THE EXERCISE: For the entries below, copy exactly the line that contains "Recreate this image" through the line that contains "title = 'KGF omkostningsforedeling'", both ends included, and exclude all pictures.

DATA EXTRACT:
-.-.-
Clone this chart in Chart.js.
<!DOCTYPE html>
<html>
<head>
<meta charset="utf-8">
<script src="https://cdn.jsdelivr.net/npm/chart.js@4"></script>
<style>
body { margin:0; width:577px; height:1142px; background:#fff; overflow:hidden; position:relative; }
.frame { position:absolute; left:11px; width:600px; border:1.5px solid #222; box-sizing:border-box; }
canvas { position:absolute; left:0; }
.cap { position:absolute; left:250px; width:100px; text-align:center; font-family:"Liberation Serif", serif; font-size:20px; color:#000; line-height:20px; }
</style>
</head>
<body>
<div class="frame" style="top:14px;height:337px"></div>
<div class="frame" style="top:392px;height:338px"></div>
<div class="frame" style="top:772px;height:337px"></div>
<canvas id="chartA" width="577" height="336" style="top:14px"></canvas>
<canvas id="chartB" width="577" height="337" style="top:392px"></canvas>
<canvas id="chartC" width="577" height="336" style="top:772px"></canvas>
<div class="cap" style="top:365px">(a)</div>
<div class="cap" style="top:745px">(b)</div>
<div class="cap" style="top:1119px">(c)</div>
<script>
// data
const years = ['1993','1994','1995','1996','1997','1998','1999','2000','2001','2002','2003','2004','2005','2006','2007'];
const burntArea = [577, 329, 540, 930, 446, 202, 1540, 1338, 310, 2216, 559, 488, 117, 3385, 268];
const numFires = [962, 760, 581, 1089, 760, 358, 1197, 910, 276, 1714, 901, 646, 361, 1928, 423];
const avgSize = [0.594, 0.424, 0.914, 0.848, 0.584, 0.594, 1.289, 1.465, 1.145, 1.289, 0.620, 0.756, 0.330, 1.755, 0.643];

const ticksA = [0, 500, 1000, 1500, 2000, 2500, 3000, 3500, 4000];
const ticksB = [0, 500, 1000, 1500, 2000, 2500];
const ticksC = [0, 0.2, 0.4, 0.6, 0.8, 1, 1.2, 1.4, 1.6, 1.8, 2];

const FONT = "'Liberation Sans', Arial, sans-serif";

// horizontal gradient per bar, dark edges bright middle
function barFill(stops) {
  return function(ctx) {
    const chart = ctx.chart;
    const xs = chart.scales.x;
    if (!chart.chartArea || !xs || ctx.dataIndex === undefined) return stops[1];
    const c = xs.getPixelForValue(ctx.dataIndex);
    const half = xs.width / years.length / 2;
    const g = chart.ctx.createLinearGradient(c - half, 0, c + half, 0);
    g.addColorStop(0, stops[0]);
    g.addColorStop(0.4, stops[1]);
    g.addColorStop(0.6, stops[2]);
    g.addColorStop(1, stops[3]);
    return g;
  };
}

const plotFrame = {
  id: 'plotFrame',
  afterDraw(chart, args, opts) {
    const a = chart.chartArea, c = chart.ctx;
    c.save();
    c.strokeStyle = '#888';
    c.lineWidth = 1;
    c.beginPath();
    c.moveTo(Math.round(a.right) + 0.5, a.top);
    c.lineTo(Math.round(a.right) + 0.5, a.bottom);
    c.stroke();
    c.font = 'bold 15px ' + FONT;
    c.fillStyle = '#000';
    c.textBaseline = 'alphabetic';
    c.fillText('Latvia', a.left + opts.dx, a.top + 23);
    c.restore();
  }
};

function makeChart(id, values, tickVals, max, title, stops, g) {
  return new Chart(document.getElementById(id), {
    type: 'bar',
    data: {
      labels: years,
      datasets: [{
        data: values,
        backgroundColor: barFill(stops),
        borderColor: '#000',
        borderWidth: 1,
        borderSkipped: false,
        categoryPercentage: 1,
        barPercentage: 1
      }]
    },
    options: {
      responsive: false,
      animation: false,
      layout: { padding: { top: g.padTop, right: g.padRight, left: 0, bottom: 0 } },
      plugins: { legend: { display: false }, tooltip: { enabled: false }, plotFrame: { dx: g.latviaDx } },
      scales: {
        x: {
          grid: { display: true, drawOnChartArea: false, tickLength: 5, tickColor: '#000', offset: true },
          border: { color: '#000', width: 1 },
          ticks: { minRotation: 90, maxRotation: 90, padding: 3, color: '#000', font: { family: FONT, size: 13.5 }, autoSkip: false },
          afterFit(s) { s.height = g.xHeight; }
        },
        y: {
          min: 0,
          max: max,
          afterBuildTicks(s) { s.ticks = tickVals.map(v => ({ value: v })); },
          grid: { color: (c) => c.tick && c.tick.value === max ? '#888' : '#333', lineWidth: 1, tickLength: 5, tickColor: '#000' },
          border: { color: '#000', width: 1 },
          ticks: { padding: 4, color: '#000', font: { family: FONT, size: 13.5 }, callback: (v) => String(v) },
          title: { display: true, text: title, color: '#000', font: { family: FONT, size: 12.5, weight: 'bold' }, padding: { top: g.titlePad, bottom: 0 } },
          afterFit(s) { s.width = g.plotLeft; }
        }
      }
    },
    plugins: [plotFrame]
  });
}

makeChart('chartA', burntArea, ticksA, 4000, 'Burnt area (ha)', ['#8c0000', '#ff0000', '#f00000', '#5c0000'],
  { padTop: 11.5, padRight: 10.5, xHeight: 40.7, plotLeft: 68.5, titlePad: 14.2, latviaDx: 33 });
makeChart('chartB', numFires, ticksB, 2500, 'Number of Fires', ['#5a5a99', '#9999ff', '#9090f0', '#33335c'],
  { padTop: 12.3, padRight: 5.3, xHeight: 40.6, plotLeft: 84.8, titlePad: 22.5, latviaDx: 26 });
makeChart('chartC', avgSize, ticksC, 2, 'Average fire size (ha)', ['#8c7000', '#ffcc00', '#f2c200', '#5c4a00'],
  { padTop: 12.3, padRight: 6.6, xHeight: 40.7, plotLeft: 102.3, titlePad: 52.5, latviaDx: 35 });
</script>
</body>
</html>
-.-.-
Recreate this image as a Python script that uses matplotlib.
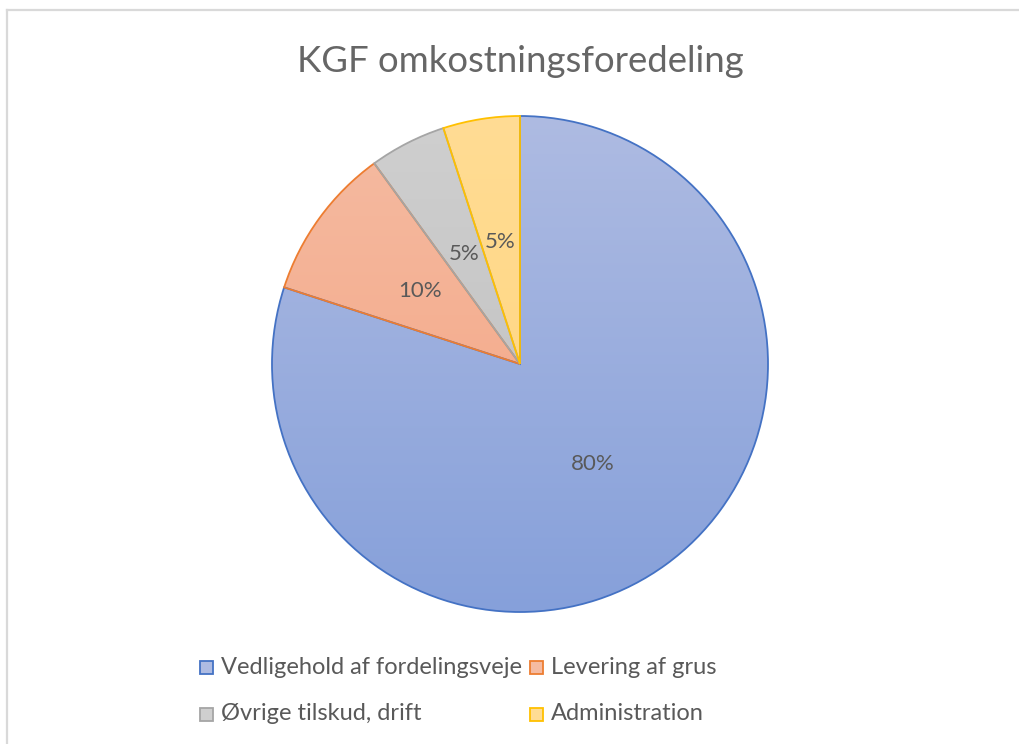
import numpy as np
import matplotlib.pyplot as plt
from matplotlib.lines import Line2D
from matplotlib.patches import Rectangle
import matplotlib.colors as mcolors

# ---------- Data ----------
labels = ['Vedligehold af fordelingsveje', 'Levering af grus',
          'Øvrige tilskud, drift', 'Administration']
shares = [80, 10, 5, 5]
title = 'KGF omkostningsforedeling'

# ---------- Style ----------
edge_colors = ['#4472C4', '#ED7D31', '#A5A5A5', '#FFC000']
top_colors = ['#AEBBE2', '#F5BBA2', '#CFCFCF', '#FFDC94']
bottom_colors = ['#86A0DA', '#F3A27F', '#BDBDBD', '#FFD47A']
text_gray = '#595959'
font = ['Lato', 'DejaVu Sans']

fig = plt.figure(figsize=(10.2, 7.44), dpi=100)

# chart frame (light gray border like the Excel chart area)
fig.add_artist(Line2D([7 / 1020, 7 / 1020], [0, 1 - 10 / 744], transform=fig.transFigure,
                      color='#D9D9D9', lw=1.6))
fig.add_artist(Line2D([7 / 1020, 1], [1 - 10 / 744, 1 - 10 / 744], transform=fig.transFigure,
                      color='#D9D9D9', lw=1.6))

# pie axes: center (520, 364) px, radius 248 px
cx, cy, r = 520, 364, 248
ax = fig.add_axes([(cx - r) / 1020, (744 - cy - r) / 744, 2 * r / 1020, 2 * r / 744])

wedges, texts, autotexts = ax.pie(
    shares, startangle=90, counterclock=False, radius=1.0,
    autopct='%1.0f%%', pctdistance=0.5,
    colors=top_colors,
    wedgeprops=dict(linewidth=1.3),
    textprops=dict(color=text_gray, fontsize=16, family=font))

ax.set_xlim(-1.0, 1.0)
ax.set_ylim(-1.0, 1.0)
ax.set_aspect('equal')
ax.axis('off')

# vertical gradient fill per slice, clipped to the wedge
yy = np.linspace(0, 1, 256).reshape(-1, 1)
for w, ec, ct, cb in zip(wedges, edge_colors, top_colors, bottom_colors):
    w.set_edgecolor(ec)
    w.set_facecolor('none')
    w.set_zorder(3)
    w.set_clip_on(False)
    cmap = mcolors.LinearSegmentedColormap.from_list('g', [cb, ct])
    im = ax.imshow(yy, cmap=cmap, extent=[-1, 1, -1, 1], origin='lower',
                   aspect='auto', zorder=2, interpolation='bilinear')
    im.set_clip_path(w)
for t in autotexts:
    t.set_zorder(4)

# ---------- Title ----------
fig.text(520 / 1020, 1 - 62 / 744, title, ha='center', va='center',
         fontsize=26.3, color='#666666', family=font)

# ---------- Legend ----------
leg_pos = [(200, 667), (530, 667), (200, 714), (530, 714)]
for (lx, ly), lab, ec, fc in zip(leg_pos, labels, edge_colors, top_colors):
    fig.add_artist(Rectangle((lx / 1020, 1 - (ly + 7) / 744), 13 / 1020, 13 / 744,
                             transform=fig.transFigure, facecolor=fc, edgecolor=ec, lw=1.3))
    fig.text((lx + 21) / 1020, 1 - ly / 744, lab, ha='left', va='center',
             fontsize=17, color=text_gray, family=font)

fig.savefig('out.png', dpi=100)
-.-.-
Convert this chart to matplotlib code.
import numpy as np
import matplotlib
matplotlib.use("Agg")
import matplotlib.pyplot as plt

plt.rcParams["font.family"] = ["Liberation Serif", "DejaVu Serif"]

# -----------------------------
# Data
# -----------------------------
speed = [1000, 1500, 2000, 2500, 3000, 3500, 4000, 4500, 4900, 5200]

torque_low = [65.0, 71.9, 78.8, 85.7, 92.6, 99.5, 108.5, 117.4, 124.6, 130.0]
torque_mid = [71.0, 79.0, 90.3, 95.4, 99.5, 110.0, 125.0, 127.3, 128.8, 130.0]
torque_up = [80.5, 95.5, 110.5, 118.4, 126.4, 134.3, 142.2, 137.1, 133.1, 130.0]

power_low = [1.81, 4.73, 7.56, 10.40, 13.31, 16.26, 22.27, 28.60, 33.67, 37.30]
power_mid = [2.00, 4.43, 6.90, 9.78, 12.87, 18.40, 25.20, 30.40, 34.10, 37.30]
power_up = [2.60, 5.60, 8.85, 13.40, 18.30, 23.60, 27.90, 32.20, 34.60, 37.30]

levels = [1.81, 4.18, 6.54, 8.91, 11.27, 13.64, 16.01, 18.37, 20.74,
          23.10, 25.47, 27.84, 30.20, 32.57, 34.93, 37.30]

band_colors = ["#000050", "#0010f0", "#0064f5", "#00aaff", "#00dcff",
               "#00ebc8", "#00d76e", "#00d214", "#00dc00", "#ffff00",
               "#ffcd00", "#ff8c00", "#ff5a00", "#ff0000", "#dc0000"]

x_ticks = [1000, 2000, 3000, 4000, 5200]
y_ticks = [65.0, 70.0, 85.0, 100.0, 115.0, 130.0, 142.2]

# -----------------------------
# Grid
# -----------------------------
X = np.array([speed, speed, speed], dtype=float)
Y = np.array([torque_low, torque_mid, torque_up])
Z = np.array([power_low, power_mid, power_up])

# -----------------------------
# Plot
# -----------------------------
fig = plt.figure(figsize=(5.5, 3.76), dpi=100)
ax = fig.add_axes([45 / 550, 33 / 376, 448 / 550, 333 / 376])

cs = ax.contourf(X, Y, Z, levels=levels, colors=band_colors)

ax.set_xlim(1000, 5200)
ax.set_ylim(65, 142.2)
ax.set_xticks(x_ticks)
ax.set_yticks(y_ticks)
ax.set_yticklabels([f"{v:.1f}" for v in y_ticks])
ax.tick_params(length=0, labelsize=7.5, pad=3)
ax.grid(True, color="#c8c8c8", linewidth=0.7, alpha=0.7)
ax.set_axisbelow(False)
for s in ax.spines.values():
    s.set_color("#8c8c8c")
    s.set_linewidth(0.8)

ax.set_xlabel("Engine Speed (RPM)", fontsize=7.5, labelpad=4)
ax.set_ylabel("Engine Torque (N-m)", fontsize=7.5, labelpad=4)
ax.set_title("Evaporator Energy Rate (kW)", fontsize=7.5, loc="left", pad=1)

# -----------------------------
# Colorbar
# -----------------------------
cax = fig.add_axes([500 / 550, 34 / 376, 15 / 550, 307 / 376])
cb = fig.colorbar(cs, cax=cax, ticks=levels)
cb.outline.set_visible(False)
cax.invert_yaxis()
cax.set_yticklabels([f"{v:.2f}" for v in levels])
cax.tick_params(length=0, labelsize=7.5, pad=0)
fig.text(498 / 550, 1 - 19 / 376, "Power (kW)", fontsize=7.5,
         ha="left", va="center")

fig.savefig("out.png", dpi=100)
-.-.-
RESPONSE BELOW:
Recreate this image as a Python script that uses matplotlib.
import numpy as np
import matplotlib.pyplot as plt
from matplotlib.lines import Line2D
from matplotlib.patches import Rectangle
import matplotlib.colors as mcolors

# ---------- Data ----------
labels = ['Vedligehold af fordelingsveje', 'Levering af grus',
          'Øvrige tilskud, drift', 'Administration']
shares = [80, 10, 5, 5]
title = 'KGF omkostningsforedeling'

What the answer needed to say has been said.